▸ MATERIAL

──────

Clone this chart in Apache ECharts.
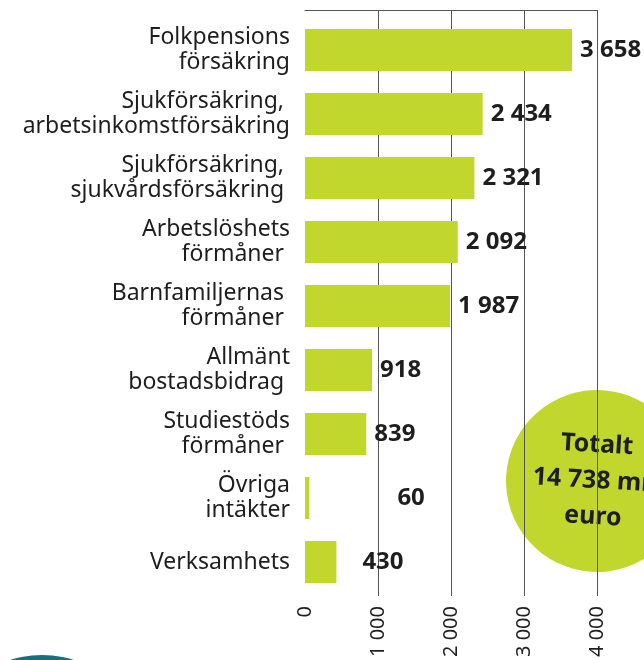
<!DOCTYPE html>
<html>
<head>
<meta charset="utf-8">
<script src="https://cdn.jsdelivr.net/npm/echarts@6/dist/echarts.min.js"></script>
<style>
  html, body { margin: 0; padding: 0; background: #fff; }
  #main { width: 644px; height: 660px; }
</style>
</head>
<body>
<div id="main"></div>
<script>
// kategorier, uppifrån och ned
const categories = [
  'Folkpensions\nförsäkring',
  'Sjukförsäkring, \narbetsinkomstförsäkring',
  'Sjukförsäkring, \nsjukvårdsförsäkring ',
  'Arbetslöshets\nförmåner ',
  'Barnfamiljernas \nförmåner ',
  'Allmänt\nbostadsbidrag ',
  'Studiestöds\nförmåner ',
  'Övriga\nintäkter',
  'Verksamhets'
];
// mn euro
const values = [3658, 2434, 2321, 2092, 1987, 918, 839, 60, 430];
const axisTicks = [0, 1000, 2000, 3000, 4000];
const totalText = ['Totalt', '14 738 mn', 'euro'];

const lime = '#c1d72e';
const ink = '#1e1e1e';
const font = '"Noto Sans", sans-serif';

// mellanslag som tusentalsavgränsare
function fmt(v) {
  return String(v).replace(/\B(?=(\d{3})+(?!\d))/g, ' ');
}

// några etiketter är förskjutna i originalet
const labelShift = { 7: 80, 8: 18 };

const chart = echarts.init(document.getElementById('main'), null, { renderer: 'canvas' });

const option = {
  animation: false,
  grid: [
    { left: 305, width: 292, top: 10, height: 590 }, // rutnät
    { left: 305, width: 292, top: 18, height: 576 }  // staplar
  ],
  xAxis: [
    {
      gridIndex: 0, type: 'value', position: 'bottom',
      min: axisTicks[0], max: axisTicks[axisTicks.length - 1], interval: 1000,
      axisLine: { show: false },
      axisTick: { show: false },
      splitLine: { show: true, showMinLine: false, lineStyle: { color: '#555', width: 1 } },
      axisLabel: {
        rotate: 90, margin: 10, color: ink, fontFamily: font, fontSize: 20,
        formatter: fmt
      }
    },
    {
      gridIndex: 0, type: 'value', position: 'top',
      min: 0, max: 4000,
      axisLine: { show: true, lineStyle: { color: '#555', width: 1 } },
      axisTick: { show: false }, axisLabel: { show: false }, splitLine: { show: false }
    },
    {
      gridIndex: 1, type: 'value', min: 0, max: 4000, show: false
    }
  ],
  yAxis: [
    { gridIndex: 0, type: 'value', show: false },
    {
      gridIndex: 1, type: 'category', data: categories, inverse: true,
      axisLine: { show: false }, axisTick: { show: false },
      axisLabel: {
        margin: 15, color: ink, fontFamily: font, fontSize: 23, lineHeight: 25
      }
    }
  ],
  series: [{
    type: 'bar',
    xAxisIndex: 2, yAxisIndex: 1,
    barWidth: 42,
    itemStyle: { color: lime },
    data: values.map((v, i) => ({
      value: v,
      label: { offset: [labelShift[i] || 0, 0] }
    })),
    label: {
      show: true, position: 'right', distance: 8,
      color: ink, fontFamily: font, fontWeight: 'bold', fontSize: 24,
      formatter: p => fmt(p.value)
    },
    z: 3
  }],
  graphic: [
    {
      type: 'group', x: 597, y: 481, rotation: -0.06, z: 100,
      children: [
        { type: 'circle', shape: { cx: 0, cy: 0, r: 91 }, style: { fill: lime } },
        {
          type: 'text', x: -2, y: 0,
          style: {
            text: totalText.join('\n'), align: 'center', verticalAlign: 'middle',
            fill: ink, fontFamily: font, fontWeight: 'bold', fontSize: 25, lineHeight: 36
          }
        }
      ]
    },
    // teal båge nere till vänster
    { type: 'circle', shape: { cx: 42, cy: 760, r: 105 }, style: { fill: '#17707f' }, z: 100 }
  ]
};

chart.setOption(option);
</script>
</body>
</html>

──────

▸ EXERCISE PROMPT
Without the pictures, retype the whole of the material above exactly.

▸ SOLVED EXERCISE
Clone this chart in Apache ECharts.
<!DOCTYPE html>
<html>
<head>
<meta charset="utf-8">
<script src="https://cdn.jsdelivr.net/npm/echarts@6/dist/echarts.min.js"></script>
<style>
  html, body { margin: 0; padding: 0; background: #fff; }
  #main { width: 644px; height: 660px; }
</style>
</head>
<body>
<div id="main"></div>
<script>
// kategorier, uppifrån och ned
const categories = [
  'Folkpensions\nförsäkring',
  'Sjukförsäkring, \narbetsinkomstförsäkring',
  'Sjukförsäkring, \nsjukvårdsförsäkring ',
  'Arbetslöshets\nförmåner ',
  'Barnfamiljernas \nförmåner ',
  'Allmänt\nbostadsbidrag ',
  'Studiestöds\nförmåner ',
  'Övriga\nintäkter',
  'Verksamhets'
];
// mn euro
const values = [3658, 2434, 2321, 2092, 1987, 918, 839, 60, 430];
const axisTicks = [0, 1000, 2000, 3000, 4000];
const totalText = ['Totalt', '14 738 mn', 'euro'];

const lime = '#c1d72e';
const ink = '#1e1e1e';
const font = '"Noto Sans", sans-serif';

// mellanslag som tusentalsavgränsare
function fmt(v) {
  return String(v).replace(/\B(?=(\d{3})+(?!\d))/g, ' ');
}

// några etiketter är förskjutna i originalet
const labelShift = { 7: 80, 8: 18 };

const chart = echarts.init(document.getElementById('main'), null, { renderer: 'canvas' });

const option = {
  animation: false,
  grid: [
    { left: 305, width: 292, top: 10, height: 590 }, // rutnät
    { left: 305, width: 292, top: 18, height: 576 }  // staplar
  ],
  xAxis: [
    {
      gridIndex: 0, type: 'value', position: 'bottom',
      min: axisTicks[0], max: axisTicks[axisTicks.length - 1], interval: 1000,
      axisLine: { show: false },
      axisTick: { show: false },
      splitLine: { show: true, showMinLine: false, lineStyle: { color: '#555', width: 1 } },
      axisLabel: {
        rotate: 90, margin: 10, color: ink, fontFamily: font, fontSize: 20,
        formatter: fmt
      }
    },
    {
      gridIndex: 0, type: 'value', position: 'top',
      min: 0, max: 4000,
      axisLine: { show: true, lineStyle: { color: '#555', width: 1 } },
      axisTick: { show: false }, axisLabel: { show: false }, splitLine: { show: false }
    },
    {
      gridIndex: 1, type: 'value', min: 0, max: 4000, show: false
    }
  ],
  yAxis: [
    { gridIndex: 0, type: 'value', show: false },
    {
      gridIndex: 1, type: 'category', data: categories, inverse: true,
      axisLine: { show: false }, axisTick: { show: false },
      axisLabel: {
        margin: 15, color: ink, fontFamily: font, fontSize: 23, lineHeight: 25
      }
    }
  ],
  series: [{
    type: 'bar',
    xAxisIndex: 2, yAxisIndex: 1,
    barWidth: 42,
    itemStyle: { color: lime },
    data: values.map((v, i) => ({
      value: v,
      label: { offset: [labelShift[i] || 0, 0] }
    })),
    label: {
      show: true, position: 'right', distance: 8,
      color: ink, fontFamily: font, fontWeight: 'bold', fontSize: 24,
      formatter: p => fmt(p.value)
    },
    z: 3
  }],
  graphic: [
    {
      type: 'group', x: 597, y: 481, rotation: -0.06, z: 100,
      children: [
        { type: 'circle', shape: { cx: 0, cy: 0, r: 91 }, style: { fill: lime } },
        {
          type: 'text', x: -2, y: 0,
          style: {
            text: totalText.join('\n'), align: 'center', verticalAlign: 'middle',
            fill: ink, fontFamily: font, fontWeight: 'bold', fontSize: 25, lineHeight: 36
          }
        }
      ]
    },
    // teal båge nere till vänster
    { type: 'circle', shape: { cx: 42, cy: 760, r: 105 }, style: { fill: '#17707f' }, z: 100 }
  ]
};

chart.setOption(option);
</script>
</body>
</html>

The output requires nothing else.